*WHAT THE TASK ASKS*
Do not copy the pictures; transcribe all other material exactly.

*DATA EXTRACT*
---

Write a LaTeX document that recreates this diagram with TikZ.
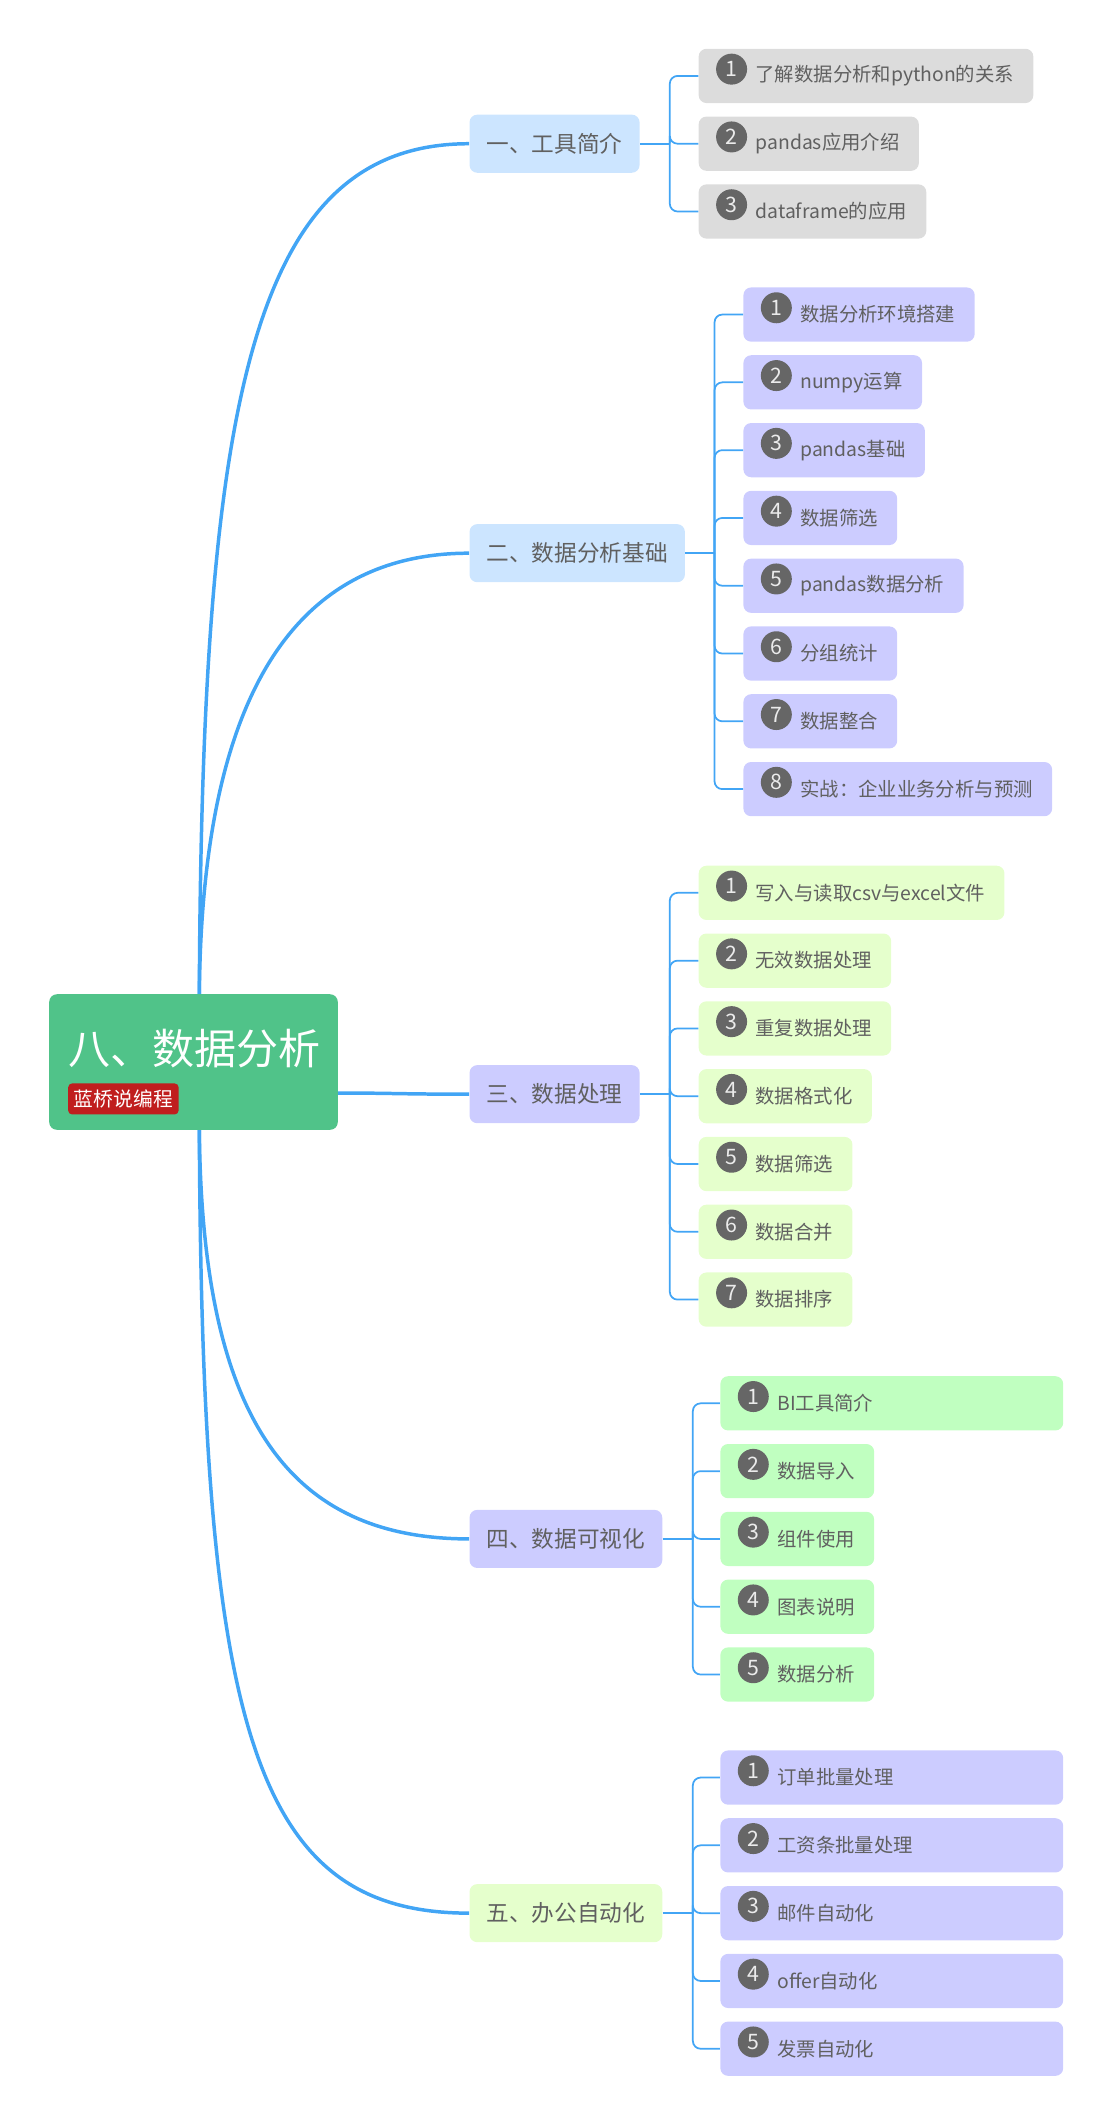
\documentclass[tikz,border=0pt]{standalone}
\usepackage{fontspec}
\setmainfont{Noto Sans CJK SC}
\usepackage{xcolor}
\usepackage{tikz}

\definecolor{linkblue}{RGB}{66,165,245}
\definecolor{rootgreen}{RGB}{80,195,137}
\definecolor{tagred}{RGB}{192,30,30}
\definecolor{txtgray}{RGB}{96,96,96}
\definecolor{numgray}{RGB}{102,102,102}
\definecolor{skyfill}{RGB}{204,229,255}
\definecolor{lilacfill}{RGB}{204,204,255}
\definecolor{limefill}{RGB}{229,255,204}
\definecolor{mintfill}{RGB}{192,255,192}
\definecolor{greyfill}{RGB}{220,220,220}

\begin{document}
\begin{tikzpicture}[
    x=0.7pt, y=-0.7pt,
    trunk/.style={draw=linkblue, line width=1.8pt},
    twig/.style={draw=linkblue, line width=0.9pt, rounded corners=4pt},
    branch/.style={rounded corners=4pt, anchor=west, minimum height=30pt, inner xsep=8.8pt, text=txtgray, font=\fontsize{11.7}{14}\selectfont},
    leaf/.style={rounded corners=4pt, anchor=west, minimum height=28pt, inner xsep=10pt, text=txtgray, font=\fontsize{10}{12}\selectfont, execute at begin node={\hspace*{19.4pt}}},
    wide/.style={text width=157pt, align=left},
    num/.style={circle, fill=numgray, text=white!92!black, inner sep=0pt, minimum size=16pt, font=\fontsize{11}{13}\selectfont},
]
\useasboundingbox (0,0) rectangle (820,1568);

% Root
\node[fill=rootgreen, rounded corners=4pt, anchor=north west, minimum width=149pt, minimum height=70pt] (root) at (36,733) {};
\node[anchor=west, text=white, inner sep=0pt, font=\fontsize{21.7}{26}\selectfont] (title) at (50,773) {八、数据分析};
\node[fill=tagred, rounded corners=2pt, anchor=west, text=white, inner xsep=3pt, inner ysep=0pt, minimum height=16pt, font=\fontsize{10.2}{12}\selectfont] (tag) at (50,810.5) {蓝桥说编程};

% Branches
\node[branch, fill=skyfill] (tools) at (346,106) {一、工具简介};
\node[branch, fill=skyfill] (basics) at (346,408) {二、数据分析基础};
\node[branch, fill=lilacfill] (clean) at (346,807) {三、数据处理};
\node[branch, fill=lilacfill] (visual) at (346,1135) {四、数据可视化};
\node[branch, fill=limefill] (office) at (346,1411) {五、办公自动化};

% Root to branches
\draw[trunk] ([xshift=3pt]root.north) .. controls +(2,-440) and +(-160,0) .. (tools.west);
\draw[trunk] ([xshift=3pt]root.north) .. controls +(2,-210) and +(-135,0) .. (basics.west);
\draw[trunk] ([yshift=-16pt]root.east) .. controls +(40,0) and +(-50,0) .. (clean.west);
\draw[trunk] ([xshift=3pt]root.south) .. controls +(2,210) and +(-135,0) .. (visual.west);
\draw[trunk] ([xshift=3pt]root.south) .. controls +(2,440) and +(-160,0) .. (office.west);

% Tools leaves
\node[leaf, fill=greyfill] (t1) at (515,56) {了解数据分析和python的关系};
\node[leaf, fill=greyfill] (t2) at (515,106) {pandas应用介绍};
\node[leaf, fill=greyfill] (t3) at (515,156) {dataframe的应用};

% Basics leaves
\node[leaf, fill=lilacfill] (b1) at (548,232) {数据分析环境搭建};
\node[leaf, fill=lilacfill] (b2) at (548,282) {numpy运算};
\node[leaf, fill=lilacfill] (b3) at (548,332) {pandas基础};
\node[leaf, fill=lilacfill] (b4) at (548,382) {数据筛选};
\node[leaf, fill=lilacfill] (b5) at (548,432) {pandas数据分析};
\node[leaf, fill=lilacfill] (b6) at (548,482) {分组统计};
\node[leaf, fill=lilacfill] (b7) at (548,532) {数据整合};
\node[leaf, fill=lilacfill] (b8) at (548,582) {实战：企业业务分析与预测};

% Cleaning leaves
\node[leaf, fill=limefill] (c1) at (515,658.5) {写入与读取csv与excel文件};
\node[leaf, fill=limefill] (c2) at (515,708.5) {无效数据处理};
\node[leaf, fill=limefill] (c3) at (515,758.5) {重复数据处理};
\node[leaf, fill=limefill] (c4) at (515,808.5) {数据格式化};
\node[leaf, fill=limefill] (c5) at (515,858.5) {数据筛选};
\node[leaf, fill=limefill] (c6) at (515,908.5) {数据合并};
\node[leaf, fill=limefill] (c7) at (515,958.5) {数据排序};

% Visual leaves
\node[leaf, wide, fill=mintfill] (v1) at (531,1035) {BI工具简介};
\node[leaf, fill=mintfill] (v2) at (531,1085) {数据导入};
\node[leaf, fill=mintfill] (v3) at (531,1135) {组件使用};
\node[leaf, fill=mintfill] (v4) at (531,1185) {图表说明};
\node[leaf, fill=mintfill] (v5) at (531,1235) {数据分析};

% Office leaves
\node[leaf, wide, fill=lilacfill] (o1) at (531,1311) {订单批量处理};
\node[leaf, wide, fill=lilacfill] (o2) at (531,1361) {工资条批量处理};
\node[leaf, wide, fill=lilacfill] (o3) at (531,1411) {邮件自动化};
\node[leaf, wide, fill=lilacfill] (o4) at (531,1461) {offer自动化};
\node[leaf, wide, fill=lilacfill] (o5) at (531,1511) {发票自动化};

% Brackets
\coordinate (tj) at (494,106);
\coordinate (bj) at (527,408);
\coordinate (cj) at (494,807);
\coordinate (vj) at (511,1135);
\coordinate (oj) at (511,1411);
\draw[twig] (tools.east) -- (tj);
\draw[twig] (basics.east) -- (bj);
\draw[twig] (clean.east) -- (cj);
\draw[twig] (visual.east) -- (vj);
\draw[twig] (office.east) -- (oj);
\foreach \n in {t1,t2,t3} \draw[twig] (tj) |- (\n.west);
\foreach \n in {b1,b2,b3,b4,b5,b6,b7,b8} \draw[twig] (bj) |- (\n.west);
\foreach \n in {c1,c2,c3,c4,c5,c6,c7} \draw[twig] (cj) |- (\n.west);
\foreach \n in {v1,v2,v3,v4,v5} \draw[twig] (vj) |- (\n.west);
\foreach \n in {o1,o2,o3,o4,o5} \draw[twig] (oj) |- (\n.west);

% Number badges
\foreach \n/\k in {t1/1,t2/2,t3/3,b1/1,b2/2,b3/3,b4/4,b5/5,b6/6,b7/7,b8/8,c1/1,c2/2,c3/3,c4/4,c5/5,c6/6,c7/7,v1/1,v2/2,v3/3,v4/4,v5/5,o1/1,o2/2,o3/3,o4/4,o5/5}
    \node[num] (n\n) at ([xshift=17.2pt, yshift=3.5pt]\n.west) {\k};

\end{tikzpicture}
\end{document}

---

*EXERCISE OUTPUT*
Write a LaTeX document that recreates this diagram with TikZ.
\documentclass[tikz,border=0pt]{standalone}
\usepackage{fontspec}
\setmainfont{Noto Sans CJK SC}
\usepackage{xcolor}
\usepackage{tikz}

\definecolor{linkblue}{RGB}{66,165,245}
\definecolor{rootgreen}{RGB}{80,195,137}
\definecolor{tagred}{RGB}{192,30,30}
\definecolor{txtgray}{RGB}{96,96,96}
\definecolor{numgray}{RGB}{102,102,102}
\definecolor{skyfill}{RGB}{204,229,255}
\definecolor{lilacfill}{RGB}{204,204,255}
\definecolor{limefill}{RGB}{229,255,204}
\definecolor{mintfill}{RGB}{192,255,192}
\definecolor{greyfill}{RGB}{220,220,220}

\begin{document}
\begin{tikzpicture}[
    x=0.7pt, y=-0.7pt,
    trunk/.style={draw=linkblue, line width=1.8pt},
    twig/.style={draw=linkblue, line width=0.9pt, rounded corners=4pt},
    branch/.style={rounded corners=4pt, anchor=west, minimum height=30pt, inner xsep=8.8pt, text=txtgray, font=\fontsize{11.7}{14}\selectfont},
    leaf/.style={rounded corners=4pt, anchor=west, minimum height=28pt, inner xsep=10pt, text=txtgray, font=\fontsize{10}{12}\selectfont, execute at begin node={\hspace*{19.4pt}}},
    wide/.style={text width=157pt, align=left},
    num/.style={circle, fill=numgray, text=white!92!black, inner sep=0pt, minimum size=16pt, font=\fontsize{11}{13}\selectfont},
]
\useasboundingbox (0,0) rectangle (820,1568);

% Root
\node[fill=rootgreen, rounded corners=4pt, anchor=north west, minimum width=149pt, minimum height=70pt] (root) at (36,733) {};
\node[anchor=west, text=white, inner sep=0pt, font=\fontsize{21.7}{26}\selectfont] (title) at (50,773) {八、数据分析};
\node[fill=tagred, rounded corners=2pt, anchor=west, text=white, inner xsep=3pt, inner ysep=0pt, minimum height=16pt, font=\fontsize{10.2}{12}\selectfont] (tag) at (50,810.5) {蓝桥说编程};

% Branches
\node[branch, fill=skyfill] (tools) at (346,106) {一、工具简介};
\node[branch, fill=skyfill] (basics) at (346,408) {二、数据分析基础};
\node[branch, fill=lilacfill] (clean) at (346,807) {三、数据处理};
\node[branch, fill=lilacfill] (visual) at (346,1135) {四、数据可视化};
\node[branch, fill=limefill] (office) at (346,1411) {五、办公自动化};

% Root to branches
\draw[trunk] ([xshift=3pt]root.north) .. controls +(2,-440) and +(-160,0) .. (tools.west);
\draw[trunk] ([xshift=3pt]root.north) .. controls +(2,-210) and +(-135,0) .. (basics.west);
\draw[trunk] ([yshift=-16pt]root.east) .. controls +(40,0) and +(-50,0) .. (clean.west);
\draw[trunk] ([xshift=3pt]root.south) .. controls +(2,210) and +(-135,0) .. (visual.west);
\draw[trunk] ([xshift=3pt]root.south) .. controls +(2,440) and +(-160,0) .. (office.west);

% Tools leaves
\node[leaf, fill=greyfill] (t1) at (515,56) {了解数据分析和python的关系};
\node[leaf, fill=greyfill] (t2) at (515,106) {pandas应用介绍};
\node[leaf, fill=greyfill] (t3) at (515,156) {dataframe的应用};

% Basics leaves
\node[leaf, fill=lilacfill] (b1) at (548,232) {数据分析环境搭建};
\node[leaf, fill=lilacfill] (b2) at (548,282) {numpy运算};
\node[leaf, fill=lilacfill] (b3) at (548,332) {pandas基础};
\node[leaf, fill=lilacfill] (b4) at (548,382) {数据筛选};
\node[leaf, fill=lilacfill] (b5) at (548,432) {pandas数据分析};
\node[leaf, fill=lilacfill] (b6) at (548,482) {分组统计};
\node[leaf, fill=lilacfill] (b7) at (548,532) {数据整合};
\node[leaf, fill=lilacfill] (b8) at (548,582) {实战：企业业务分析与预测};

% Cleaning leaves
\node[leaf, fill=limefill] (c1) at (515,658.5) {写入与读取csv与excel文件};
\node[leaf, fill=limefill] (c2) at (515,708.5) {无效数据处理};
\node[leaf, fill=limefill] (c3) at (515,758.5) {重复数据处理};
\node[leaf, fill=limefill] (c4) at (515,808.5) {数据格式化};
\node[leaf, fill=limefill] (c5) at (515,858.5) {数据筛选};
\node[leaf, fill=limefill] (c6) at (515,908.5) {数据合并};
\node[leaf, fill=limefill] (c7) at (515,958.5) {数据排序};

% Visual leaves
\node[leaf, wide, fill=mintfill] (v1) at (531,1035) {BI工具简介};
\node[leaf, fill=mintfill] (v2) at (531,1085) {数据导入};
\node[leaf, fill=mintfill] (v3) at (531,1135) {组件使用};
\node[leaf, fill=mintfill] (v4) at (531,1185) {图表说明};
\node[leaf, fill=mintfill] (v5) at (531,1235) {数据分析};

% Office leaves
\node[leaf, wide, fill=lilacfill] (o1) at (531,1311) {订单批量处理};
\node[leaf, wide, fill=lilacfill] (o2) at (531,1361) {工资条批量处理};
\node[leaf, wide, fill=lilacfill] (o3) at (531,1411) {邮件自动化};
\node[leaf, wide, fill=lilacfill] (o4) at (531,1461) {offer自动化};
\node[leaf, wide, fill=lilacfill] (o5) at (531,1511) {发票自动化};

% Brackets
\coordinate (tj) at (494,106);
\coordinate (bj) at (527,408);
\coordinate (cj) at (494,807);
\coordinate (vj) at (511,1135);
\coordinate (oj) at (511,1411);
\draw[twig] (tools.east) -- (tj);
\draw[twig] (basics.east) -- (bj);
\draw[twig] (clean.east) -- (cj);
\draw[twig] (visual.east) -- (vj);
\draw[twig] (office.east) -- (oj);
\foreach \n in {t1,t2,t3} \draw[twig] (tj) |- (\n.west);
\foreach \n in {b1,b2,b3,b4,b5,b6,b7,b8} \draw[twig] (bj) |- (\n.west);
\foreach \n in {c1,c2,c3,c4,c5,c6,c7} \draw[twig] (cj) |- (\n.west);
\foreach \n in {v1,v2,v3,v4,v5} \draw[twig] (vj) |- (\n.west);
\foreach \n in {o1,o2,o3,o4,o5} \draw[twig] (oj) |- (\n.west);

% Number badges
\foreach \n/\k in {t1/1,t2/2,t3/3,b1/1,b2/2,b3/3,b4/4,b5/5,b6/6,b7/7,b8/8,c1/1,c2/2,c3/3,c4/4,c5/5,c6/6,c7/7,v1/1,v2/2,v3/3,v4/4,v5/5,o1/1,o2/2,o3/3,o4/4,o5/5}
    \node[num] (n\n) at ([xshift=17.2pt, yshift=3.5pt]\n.west) {\k};

\end{tikzpicture}
\end{document}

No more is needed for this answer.